• Directions: Set the lines down again exactly, first line through the line that contains "0, max: 20, interval: 5", with no pictures.

--

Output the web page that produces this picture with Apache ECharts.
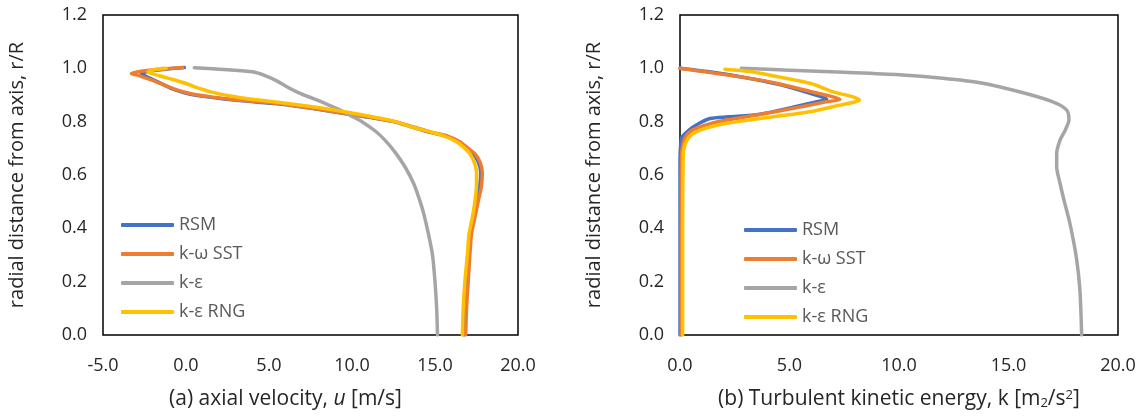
<!DOCTYPE html>
<html>
<head>
<meta charset="utf-8">
<script src="https://cdn.jsdelivr.net/npm/echarts@6/dist/echarts.min.js"></script>
<style>
  html, body { margin: 0; padding: 0; background: #fff; }
  #chart { width: 1141px; height: 416px; }
</style>
</head>
<body>
<div id="chart"></div>
<script>
// Turbulence model names and their line colours
const modelNames = ['RSM', 'k-ω SST', 'k-ε', 'k-ε RNG'];
const modelColors = ['#4472C4', '#ED7D31', '#A5A5A5', '#FFC000'];

// Axis ranges (r/R on the vertical axes)
const rTicks = { min: 0, max: 1.2, interval: 0.2 };
const uTicks = { min: -5, max: 20, interval: 5 };
const kTicks = { min: 0, max: 20, interval: 5 };

// (a) axial velocity u [m/s] vs r/R, pairs of [u, r/R]
const uRSM = [[16.75,0],[16.8,0.1],[16.9,0.2],[17.0,0.3],[17.1,0.38],[17.3,0.44],[17.5,0.5],[17.7,0.56],[17.75,0.61],[17.6,0.65],[17.3,0.68],[16.9,0.70],[16.4,0.725],[15.7,0.745],[14.7,0.76],[13.6,0.78],[12.5,0.80],[11.2,0.815],[9.9,0.827],[8.4,0.842],[6.9,0.856],[5.5,0.867],[3.2,0.879],[1.4,0.892],[0.2,0.904],[-0.7,0.92],[-1.4,0.94],[-2.0,0.958],[-2.5,0.973],[-2.7,0.982],[-2.1,0.99],[-1.0,0.998],[-0.1,1.003]];
const uSST = [[16.85,0],[16.9,0.1],[17.0,0.2],[17.1,0.3],[17.2,0.38],[17.4,0.44],[17.6,0.5],[17.8,0.56],[17.85,0.61],[17.7,0.65],[17.4,0.68],[17.0,0.70],[16.5,0.725],[15.8,0.745],[14.8,0.76],[13.7,0.78],[12.6,0.80],[11.3,0.815],[10.0,0.827],[8.5,0.842],[7.0,0.856],[5.6,0.868],[3.3,0.88],[1.5,0.893],[0.3,0.905],[-0.6,0.92],[-1.4,0.94],[-2.1,0.957],[-2.8,0.972],[-3.3,0.981],[-2.6,0.99],[-1.2,0.998],[-0.2,1.003]];
const uKE = [[15.15,0],[15.1,0.1],[15.0,0.2],[14.85,0.3],[14.6,0.38],[14.3,0.46],[14.0,0.52],[13.7,0.57],[13.2,0.63],[12.6,0.685],[12.0,0.73],[11.4,0.765],[10.6,0.8],[10.0,0.82],[9.4,0.84],[8.5,0.865],[7.6,0.888],[6.8,0.908],[6.1,0.93],[5.5,0.952],[4.8,0.972],[4.0,0.987],[2.5,0.995],[0.5,1.002]];
const uRNG = [[16.65,0],[16.7,0.1],[16.8,0.2],[16.95,0.3],[17.05,0.38],[17.25,0.44],[17.4,0.5],[17.5,0.56],[17.5,0.61],[17.35,0.65],[17.1,0.68],[16.8,0.70],[16.3,0.725],[15.6,0.745],[14.7,0.762],[13.6,0.78],[12.6,0.80],[11.5,0.815],[10.4,0.828],[8.9,0.844],[7.4,0.858],[6.0,0.869],[4.5,0.88],[3.2,0.891],[1.8,0.907],[0.8,0.925],[0.0,0.943],[-0.8,0.958],[-1.6,0.972],[-2.3,0.986],[-1.9,0.995],[-1.2,1.0]];

// (b) turbulent kinetic energy k vs r/R, pairs of [k, r/R]
const kRSM = [[0,0],[0,0.3],[0,0.6],[0,0.65],[0.02,0.7],[0.08,0.74],[0.3,0.76],[0.6,0.78],[0.9,0.795],[1.37,0.812],[2.2,0.818],[3.65,0.828],[5.2,0.855],[6.2,0.874],[6.7,0.884],[6.5,0.892],[5.8,0.91],[4.5,0.94],[3.0,0.965],[1.5,0.985],[0,1.0]];
const kSST = [[0.05,0],[0.05,0.4],[0.06,0.65],[0.1,0.7],[0.23,0.74],[0.5,0.765],[0.91,0.78],[1.5,0.795],[2.13,0.806],[3.5,0.825],[5.17,0.85],[6.5,0.872],[7.3,0.884],[6.9,0.895],[6.0,0.912],[4.4,0.944],[2.8,0.968],[1.3,0.985],[0,1.0]];
const kKE = [[18.34,0],[18.26,0.17],[18.1,0.29],[17.8,0.42],[17.55,0.5],[17.35,0.57],[17.2,0.63],[17.2,0.68],[17.35,0.73],[17.6,0.77],[17.76,0.806],[17.65,0.844],[17.0,0.875],[15.5,0.912],[13.7,0.946],[12.0,0.963],[10.0,0.976],[7.5,0.985],[5.0,0.993],[2.8,1.0]];
const kRNG = [[0.12,0],[0.12,0.4],[0.14,0.65],[0.18,0.7],[0.35,0.735],[0.6,0.756],[1.2,0.776],[2.13,0.794],[3.65,0.812],[5.94,0.837],[7.3,0.862],[8.2,0.881],[7.9,0.893],[7.0,0.912],[5.94,0.944],[4.5,0.968],[3.2,0.988],[2.05,0.997]];

const FONT = 'Open Sans';
const TXT = '#262626';
const TICK_SIZE = 18;
const TITLE_SIZE = 21;

const chart = echarts.init(document.getElementById('chart'), null, { renderer: 'canvas' });

const oneDecimal = v => v.toFixed(1);

function xAxisFor(gridIndex, range, name, rich, titlePadding) {
  return {
    type: 'value', gridIndex,
    min: range.min, max: range.max, interval: range.interval,
    axisLine: { show: false }, axisTick: { show: false }, splitLine: { show: false },
    axisLabel: { formatter: oneDecimal, margin: 22, fontFamily: FONT, fontSize: TICK_SIZE, color: TXT },
    name, nameLocation: 'middle', nameGap: 54,
    nameTextStyle: { fontFamily: FONT, fontSize: TITLE_SIZE, color: TXT, rich, padding: titlePadding }
  };
}

function yAxisFor(gridIndex) {
  return {
    type: 'value', gridIndex,
    min: rTicks.min, max: rTicks.max, interval: rTicks.interval,
    axisLine: { show: false }, axisTick: { show: false }, splitLine: { show: false },
    axisLabel: { formatter: oneDecimal, margin: 16, fontFamily: FONT, fontSize: TICK_SIZE, color: TXT },
    name: 'radial distance from axis, r/R', nameLocation: 'middle', nameGap: 76,
    nameTextStyle: { fontFamily: FONT, fontSize: 20, color: TXT }
  };
}

function lineSeries(name, idx, data, axisIndex) {
  return {
    type: 'line', name, data,
    xAxisIndex: axisIndex, yAxisIndex: axisIndex,
    symbol: 'none', smooth: 0.25,
    lineStyle: { color: modelColors[idx], width: 3.5, cap: 'round', join: 'round' },
    itemStyle: { color: modelColors[idx] },
    emphasis: { disabled: true }
  };
}

function legendAt(left, top) {
  return {
    left, top, orient: 'vertical',
    icon: 'roundRect',
    itemWidth: 53, itemHeight: 4, itemGap: 11,
    data: modelNames,
    textStyle: { fontFamily: FONT, fontSize: 18, color: '#595959', lineHeight: 18 }
  };
}

const richTitle = {
  sub: { fontFamily: FONT, fontSize: 13, color: TXT, verticalAlign: 'bottom', lineHeight: 13 },
  sup: { fontFamily: FONT, fontSize: 13, color: TXT, verticalAlign: 'top', lineHeight: 13 },
  i: { fontFamily: FONT, fontSize: TITLE_SIZE, color: TXT, fontStyle: 'italic' }
};

chart.setOption({
  animation: false,
  backgroundColor: '#fff',
  grid: [
    { left: 103, top: 15, width: 415, height: 320, show: true, borderColor: '#000', borderWidth: 1.5, backgroundColor: 'transparent' },
    { left: 680, top: 15, width: 438, height: 320, show: true, borderColor: '#000', borderWidth: 1.5, backgroundColor: 'transparent' }
  ],
  xAxis: [
    xAxisFor(0, uTicks, '(a) axial velocity, {i|u} [m/s]', richTitle, [0, 50, 0, 0]),
    xAxisFor(1, kTicks, '(b) Turbulent kinetic energy, k [m{sub|2}/s{sup|2}]', richTitle, [0, 0, 0, 0])
  ],
  yAxis: [yAxisFor(0), yAxisFor(1)],
  legend: [legendAt(116, 211), legendAt(739, 216)],
  series: [
    lineSeries(modelNames[0], 0, uRSM, 0),
    lineSeries(modelNames[1], 1, uSST, 0),
    lineSeries(modelNames[2], 2, uKE, 0),
    lineSeries(modelNames[3], 3, uRNG, 0),
    lineSeries(modelNames[0], 0, kRSM, 1),
    lineSeries(modelNames[1], 1, kSST, 1),
    lineSeries(modelNames[2], 2, kKE, 1),
    lineSeries(modelNames[3], 3, kRNG, 1)
  ]
});
</script>
</body>
</html>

--

• Answer for this exercise:
Output the web page that produces this picture with Apache ECharts.
<!DOCTYPE html>
<html>
<head>
<meta charset="utf-8">
<script src="https://cdn.jsdelivr.net/npm/echarts@6/dist/echarts.min.js"></script>
<style>
  html, body { margin: 0; padding: 0; background: #fff; }
  #chart { width: 1141px; height: 416px; }
</style>
</head>
<body>
<div id="chart"></div>
<script>
// Turbulence model names and their line colours
const modelNames = ['RSM', 'k-ω SST', 'k-ε', 'k-ε RNG'];
const modelColors = ['#4472C4', '#ED7D31', '#A5A5A5', '#FFC000'];

// Axis ranges (r/R on the vertical axes)
const rTicks = { min: 0, max: 1.2, interval: 0.2 };
const uTicks = { min: -5, max: 20, interval: 5 };
const kTicks = { min: 0, max: 20, interval: 5 };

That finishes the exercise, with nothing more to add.